TO DO —
Where the word "size" occurs in a line, return that line.

SOURCE DATA —
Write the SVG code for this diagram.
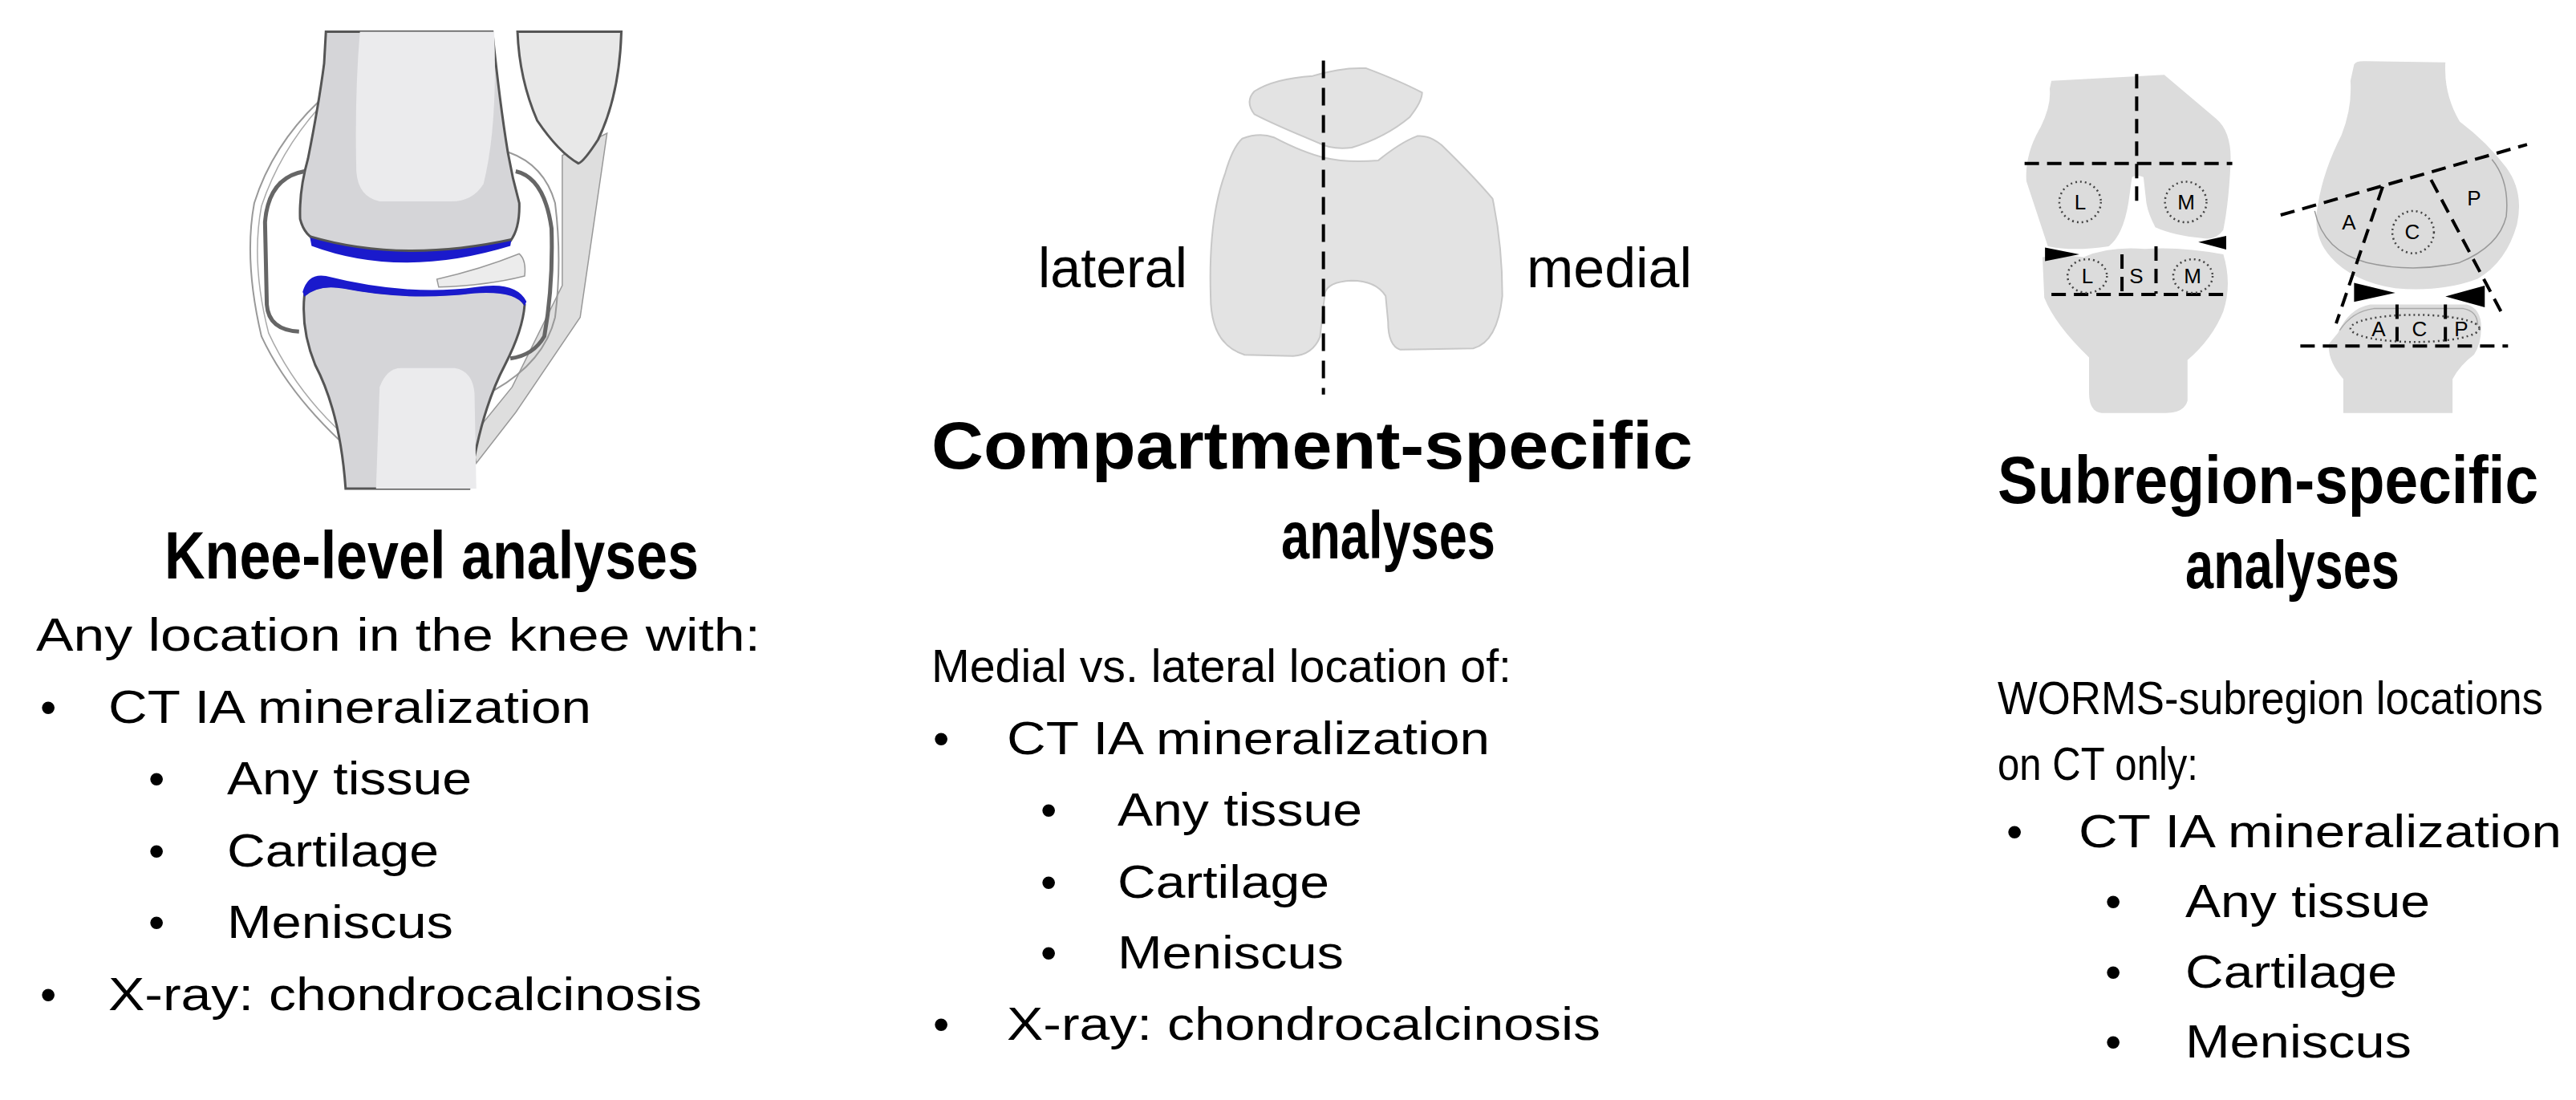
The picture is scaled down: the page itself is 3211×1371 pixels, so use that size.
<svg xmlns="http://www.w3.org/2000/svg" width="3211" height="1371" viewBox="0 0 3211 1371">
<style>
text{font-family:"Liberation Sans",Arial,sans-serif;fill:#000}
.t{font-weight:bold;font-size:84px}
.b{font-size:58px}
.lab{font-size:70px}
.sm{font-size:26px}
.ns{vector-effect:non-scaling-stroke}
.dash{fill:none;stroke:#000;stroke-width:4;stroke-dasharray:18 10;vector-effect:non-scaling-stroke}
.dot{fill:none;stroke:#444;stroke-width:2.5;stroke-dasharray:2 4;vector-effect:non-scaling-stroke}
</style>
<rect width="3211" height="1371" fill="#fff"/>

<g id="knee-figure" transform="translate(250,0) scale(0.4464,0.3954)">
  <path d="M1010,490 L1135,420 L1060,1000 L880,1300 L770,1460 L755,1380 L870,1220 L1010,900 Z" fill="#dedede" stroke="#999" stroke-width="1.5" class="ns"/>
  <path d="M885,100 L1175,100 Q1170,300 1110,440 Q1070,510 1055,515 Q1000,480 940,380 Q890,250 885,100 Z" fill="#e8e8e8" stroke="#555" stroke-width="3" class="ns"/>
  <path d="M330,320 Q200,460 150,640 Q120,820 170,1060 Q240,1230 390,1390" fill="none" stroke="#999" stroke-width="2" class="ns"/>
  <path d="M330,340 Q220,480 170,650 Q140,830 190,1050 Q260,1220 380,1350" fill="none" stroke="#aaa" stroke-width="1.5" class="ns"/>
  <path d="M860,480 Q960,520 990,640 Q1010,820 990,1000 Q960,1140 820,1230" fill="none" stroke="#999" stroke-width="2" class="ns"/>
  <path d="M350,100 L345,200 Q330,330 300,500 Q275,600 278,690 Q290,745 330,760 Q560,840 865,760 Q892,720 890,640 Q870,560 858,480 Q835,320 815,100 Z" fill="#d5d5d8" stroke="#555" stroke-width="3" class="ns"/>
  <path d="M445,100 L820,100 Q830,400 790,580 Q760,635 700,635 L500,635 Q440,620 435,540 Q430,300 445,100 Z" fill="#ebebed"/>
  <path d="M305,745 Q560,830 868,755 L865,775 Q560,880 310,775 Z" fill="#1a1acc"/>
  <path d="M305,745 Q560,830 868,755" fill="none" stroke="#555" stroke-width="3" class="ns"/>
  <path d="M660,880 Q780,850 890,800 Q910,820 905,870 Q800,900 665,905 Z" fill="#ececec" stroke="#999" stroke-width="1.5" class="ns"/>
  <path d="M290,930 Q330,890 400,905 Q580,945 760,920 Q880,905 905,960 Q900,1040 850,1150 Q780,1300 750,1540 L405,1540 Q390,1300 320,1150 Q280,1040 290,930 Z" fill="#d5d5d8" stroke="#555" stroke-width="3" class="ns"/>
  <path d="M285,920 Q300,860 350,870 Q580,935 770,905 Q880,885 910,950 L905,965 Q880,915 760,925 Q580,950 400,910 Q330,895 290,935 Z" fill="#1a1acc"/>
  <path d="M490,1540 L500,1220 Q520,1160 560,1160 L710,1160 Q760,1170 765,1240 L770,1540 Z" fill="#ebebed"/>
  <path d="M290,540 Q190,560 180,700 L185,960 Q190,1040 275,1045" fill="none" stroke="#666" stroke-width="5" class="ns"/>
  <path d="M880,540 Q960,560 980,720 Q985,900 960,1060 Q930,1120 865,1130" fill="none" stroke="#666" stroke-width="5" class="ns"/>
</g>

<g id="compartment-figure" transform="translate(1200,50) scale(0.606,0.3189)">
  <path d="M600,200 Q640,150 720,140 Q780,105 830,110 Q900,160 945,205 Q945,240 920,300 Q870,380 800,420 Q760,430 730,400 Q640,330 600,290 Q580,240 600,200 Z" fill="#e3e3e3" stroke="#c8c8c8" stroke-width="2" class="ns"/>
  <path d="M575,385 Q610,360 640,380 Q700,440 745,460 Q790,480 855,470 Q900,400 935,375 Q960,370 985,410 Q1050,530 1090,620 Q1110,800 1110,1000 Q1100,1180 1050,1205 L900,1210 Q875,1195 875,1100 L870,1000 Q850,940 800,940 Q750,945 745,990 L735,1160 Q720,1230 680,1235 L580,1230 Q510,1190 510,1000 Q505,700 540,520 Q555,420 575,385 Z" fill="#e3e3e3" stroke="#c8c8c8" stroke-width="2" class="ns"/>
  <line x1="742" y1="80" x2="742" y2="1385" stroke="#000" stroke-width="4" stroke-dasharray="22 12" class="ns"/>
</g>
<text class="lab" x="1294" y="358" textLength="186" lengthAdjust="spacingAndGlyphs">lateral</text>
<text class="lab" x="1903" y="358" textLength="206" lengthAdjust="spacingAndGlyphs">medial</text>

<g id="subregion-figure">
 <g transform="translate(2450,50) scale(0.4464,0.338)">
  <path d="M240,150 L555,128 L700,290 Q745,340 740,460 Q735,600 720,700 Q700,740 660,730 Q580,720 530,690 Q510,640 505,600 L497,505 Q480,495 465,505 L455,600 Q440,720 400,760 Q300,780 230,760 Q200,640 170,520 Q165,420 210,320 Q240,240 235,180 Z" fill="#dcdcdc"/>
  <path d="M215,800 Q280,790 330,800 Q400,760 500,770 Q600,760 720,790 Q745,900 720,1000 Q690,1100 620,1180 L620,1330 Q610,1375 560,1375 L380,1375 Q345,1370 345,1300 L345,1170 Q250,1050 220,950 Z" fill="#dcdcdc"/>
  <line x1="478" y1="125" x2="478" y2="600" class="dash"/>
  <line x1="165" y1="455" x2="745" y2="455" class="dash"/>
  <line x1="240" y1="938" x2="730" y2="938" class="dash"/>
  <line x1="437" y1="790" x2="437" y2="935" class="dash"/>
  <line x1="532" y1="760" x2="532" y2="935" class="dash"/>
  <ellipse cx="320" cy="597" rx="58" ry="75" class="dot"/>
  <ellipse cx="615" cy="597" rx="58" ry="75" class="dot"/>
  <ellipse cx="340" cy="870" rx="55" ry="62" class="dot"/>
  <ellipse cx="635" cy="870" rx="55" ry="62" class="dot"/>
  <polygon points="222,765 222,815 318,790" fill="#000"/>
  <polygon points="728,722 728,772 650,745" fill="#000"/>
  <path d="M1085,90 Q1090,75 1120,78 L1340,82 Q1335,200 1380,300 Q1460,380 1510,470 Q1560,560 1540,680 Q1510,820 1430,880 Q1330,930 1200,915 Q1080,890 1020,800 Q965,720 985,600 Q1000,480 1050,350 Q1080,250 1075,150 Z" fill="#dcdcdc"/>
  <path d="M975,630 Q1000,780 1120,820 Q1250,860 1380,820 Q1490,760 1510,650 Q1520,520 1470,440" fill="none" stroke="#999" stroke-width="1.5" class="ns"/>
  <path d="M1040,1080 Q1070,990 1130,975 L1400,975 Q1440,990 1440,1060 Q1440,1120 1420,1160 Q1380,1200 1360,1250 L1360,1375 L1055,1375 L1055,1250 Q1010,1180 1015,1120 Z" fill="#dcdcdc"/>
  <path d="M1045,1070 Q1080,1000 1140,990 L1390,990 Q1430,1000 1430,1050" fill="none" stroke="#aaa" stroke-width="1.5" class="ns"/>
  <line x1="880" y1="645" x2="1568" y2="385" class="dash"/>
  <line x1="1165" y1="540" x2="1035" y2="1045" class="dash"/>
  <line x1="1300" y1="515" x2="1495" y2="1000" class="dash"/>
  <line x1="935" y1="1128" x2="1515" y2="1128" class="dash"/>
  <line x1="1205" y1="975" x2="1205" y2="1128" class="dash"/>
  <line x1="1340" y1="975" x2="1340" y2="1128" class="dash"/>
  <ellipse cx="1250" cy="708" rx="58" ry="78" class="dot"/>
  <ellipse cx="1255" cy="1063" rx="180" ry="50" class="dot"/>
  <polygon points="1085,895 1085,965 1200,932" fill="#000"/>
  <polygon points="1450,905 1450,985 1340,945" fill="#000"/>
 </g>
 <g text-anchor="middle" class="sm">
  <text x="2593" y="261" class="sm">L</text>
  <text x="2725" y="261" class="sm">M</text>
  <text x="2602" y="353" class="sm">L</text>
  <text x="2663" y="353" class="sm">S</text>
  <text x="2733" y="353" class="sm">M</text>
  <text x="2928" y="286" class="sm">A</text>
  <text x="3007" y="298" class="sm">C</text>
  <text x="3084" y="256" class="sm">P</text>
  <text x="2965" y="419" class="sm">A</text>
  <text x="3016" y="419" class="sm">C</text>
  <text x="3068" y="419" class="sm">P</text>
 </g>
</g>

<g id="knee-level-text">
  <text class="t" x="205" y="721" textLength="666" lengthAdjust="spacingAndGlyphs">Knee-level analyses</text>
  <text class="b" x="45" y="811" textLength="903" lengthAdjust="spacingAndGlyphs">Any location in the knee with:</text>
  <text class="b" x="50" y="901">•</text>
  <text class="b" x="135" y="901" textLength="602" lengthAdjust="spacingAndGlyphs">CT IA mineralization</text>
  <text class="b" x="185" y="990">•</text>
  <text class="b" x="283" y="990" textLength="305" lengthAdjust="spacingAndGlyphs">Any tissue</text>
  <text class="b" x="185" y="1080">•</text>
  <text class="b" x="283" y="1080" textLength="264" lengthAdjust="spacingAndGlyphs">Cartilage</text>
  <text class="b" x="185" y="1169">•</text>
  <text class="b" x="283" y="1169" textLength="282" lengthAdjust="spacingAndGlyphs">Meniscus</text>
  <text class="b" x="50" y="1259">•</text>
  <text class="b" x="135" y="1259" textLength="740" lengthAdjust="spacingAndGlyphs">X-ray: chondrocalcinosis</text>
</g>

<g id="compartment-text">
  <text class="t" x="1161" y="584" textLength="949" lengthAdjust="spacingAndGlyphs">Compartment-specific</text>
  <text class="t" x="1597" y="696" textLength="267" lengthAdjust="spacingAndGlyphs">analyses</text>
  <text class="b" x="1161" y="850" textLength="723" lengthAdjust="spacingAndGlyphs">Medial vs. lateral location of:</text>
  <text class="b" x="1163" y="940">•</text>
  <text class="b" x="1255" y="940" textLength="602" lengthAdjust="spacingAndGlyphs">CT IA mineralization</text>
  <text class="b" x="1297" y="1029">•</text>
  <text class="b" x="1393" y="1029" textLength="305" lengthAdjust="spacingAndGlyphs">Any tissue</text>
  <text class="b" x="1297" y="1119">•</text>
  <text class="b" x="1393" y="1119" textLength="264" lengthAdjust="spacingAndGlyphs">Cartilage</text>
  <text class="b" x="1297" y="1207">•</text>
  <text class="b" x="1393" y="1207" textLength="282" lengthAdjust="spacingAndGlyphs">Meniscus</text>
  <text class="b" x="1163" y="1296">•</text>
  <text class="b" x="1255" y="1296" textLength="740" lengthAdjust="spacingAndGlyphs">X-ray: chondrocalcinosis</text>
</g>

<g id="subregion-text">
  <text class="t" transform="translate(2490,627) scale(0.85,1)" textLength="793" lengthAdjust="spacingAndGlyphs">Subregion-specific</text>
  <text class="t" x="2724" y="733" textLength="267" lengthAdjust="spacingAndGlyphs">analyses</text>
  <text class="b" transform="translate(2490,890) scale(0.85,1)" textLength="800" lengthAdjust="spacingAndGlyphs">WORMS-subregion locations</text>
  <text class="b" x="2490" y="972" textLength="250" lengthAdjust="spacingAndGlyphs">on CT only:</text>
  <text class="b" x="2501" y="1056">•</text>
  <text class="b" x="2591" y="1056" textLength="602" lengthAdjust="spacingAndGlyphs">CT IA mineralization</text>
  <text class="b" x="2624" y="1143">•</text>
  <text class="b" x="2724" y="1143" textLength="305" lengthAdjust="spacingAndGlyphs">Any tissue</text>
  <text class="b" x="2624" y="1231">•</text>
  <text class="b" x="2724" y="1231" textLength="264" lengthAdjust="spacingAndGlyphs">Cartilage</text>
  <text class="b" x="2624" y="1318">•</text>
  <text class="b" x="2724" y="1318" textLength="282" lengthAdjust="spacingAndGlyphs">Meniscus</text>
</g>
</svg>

TASK RESPONSE —
The picture is scaled down: the page itself is 3211×1371 pixels, so use that size.
.t{font-weight:bold;font-size:84px}
.b{font-size:58px}
.lab{font-size:70px}
.sm{font-size:26px}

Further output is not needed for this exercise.